Broomdasher’s calling-card EP has been cleverly compiled to reflect both their wide repertoire and the flavour and highly skilled nature of their arrangements (a majority of which are by Sally J. Davies). The disc launches itself purposefully with the song that gives the group its name, a lively traditional number that was new to me; unlike the remainder of the selections, this number comes complete with clashing rattling stick-percussion, and it’s followed by a brief snippet of an archive recording of Levi Smith by way of explanation of this calling. The subject of rabbit-catching then kindof implies a forward connection with that old primary-school staple (well, for those of us of a certain age that is!) The Keeper, and onward with Rufford Park Poachers (freshly arranged for the group by Barry Coope) and a variant of Sam Hall.

Sandwiched in between these we find a satisfyingly inventive treatment of If I Were A Blackbird, with solos taken by Chris and Jo, and John Tams’ poignant trawling-themed How High The Price/All Clouds The Sky medley (proudly trailed on the press release as having been permanently gifted to Broomdasher by its author upon hearing their rendition). Actually, I’m not completely convinced by the latter, since it feels over-arranged, not least since its gorgeous, haunting melody is often nigh submerged below the waves of its complex shifting harmony parts.

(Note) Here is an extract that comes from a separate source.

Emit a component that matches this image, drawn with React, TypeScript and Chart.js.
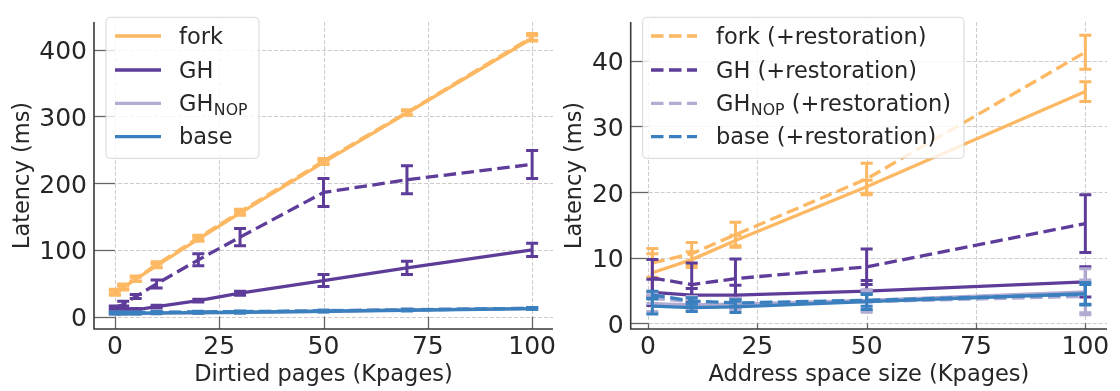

There’s no questioning the palpable sense of togetherness in Broomdasher’s well-oiled performances, and equally clearly there’s an immense amount of potential in their approach to a carefully-chosen repertoire. But even now, on this limited-exposure “taster” EP, I feel that just occasionally the arrangements can feel slightly over-busy, tipping over the line that’s drawn (consciously or sub-consciously) from folk-song into the province of art-song, where even then the cultured and consciously-crafted can seem a mite precious without the frisson and rough edge of live interaction. Then again, the latter observations may appear illogical when you bear in mind that home or parlour is usually the preferred environment for art-song. I’m still not sure where these apparent contradictions may lead, since Broomdasher have already gained a reputation for their involving, animated live performances.

Even while realising that it goes with the reviewing territory (part of the game and an occupational hazard) that one’s reactions to almost any music can, and do, vary substantially with mood, context, listening environment and even time of day, the music of Broomdasher took me by surprise by polarising my reactions over an unexpectedly wide spectrum, with the nature of contrasts in my own responses actually quite sharp (pun probably not intended, Cecil…). I could be intensely satisfied, or more than mildly frustrated, by the same track on two successive plays. In other words (and rather unusually for this reviewer who’s normally capable of coming down on one side or the other), objectivity and subjectivity have become blurred, and the personal jury’s still out.